The world’s most prominent torture advocate, Dick Cheney, didn’t immediately respond through his “transition office” to a message we left about whether he’d support using enhanced interrogation techniques on Roeder.

The office of Sen. John Cornyn, who posed the ticking time bomb hypothetical to Eric Holder in his confirmation hearings earlier this year, likewise didn’t respond to the same question.

Neither did Washington Post columnist Charles Krauthammer, who wrote in a recent column that, in the ticking time-bomb scenario, “the choice is easy.”

And neither did Rich Lowry of National Review, who in a 2006 column, used the ticking time-bomb scenario to slam Sen. John McCain for seeking to modify the Bush administration’s torture polices.

We’ll update if any of them get back to us.

It’s worth noting that some advocates of using enhanced techniques in the war on terror do have a logically consistent position that would rule out using those techniques on Roeder.

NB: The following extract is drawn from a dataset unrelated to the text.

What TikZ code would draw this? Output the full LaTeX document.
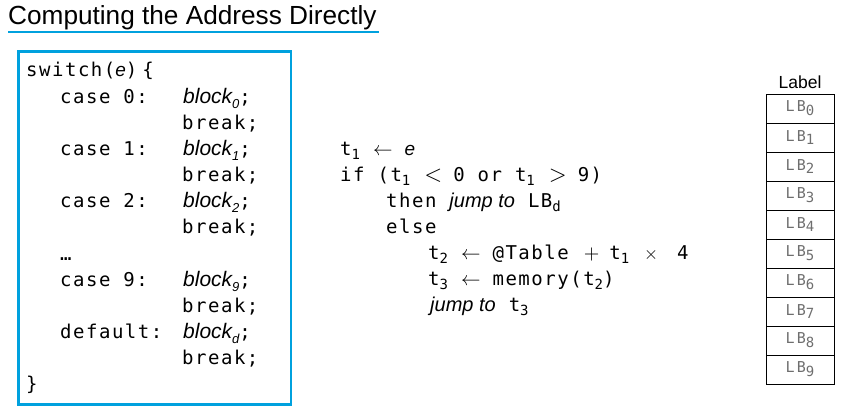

David Rivkin, a lawyer who served in the Reagan and George H. W. Bush administrations, and who has testified before Congress on the need to allow enhanced interrogation, argued to TPMmuckraker that those techniques are justified when carried out on enemy combatants who are part of an entity that’s at war with the US — and to whom the laws of war therefore apply — but not when done on criminal suspects, even terrorists who may have acted in conspiracy with others. Whatever you think of Rivkin’s position on enemy combatants — and we strongly disagree — it’s at least a way to distinguish between the Roeder and war on terror cases.

But in the torture debate as it actually exists, nobody using the “ticking time-bomb” scenario is making those kinds of distinctions — see, for instance, Cornyn’s absurd questioning of Holder. It isn’t a serious legal response, it’s a rhetorical cudgel that conservatives have used to beat torture opponents over the head — with no interest in the question of whether such a scenario bears any relation to the actual policy debate.

So the Roeder case offers a useful clarifying function. It seems we all agree we shouldn’t torture Roeder. That’s partly because we have more effective ways of getting information about future plots. But it’s also because it’s clear that compromising our moral principles would in the long run do more harm than good, by inflaming and radicalizing those who agree with Roeder’s political objectives, leading to more violence down the road.

It shouldn’t be surprising that those same arguments apply more broadly.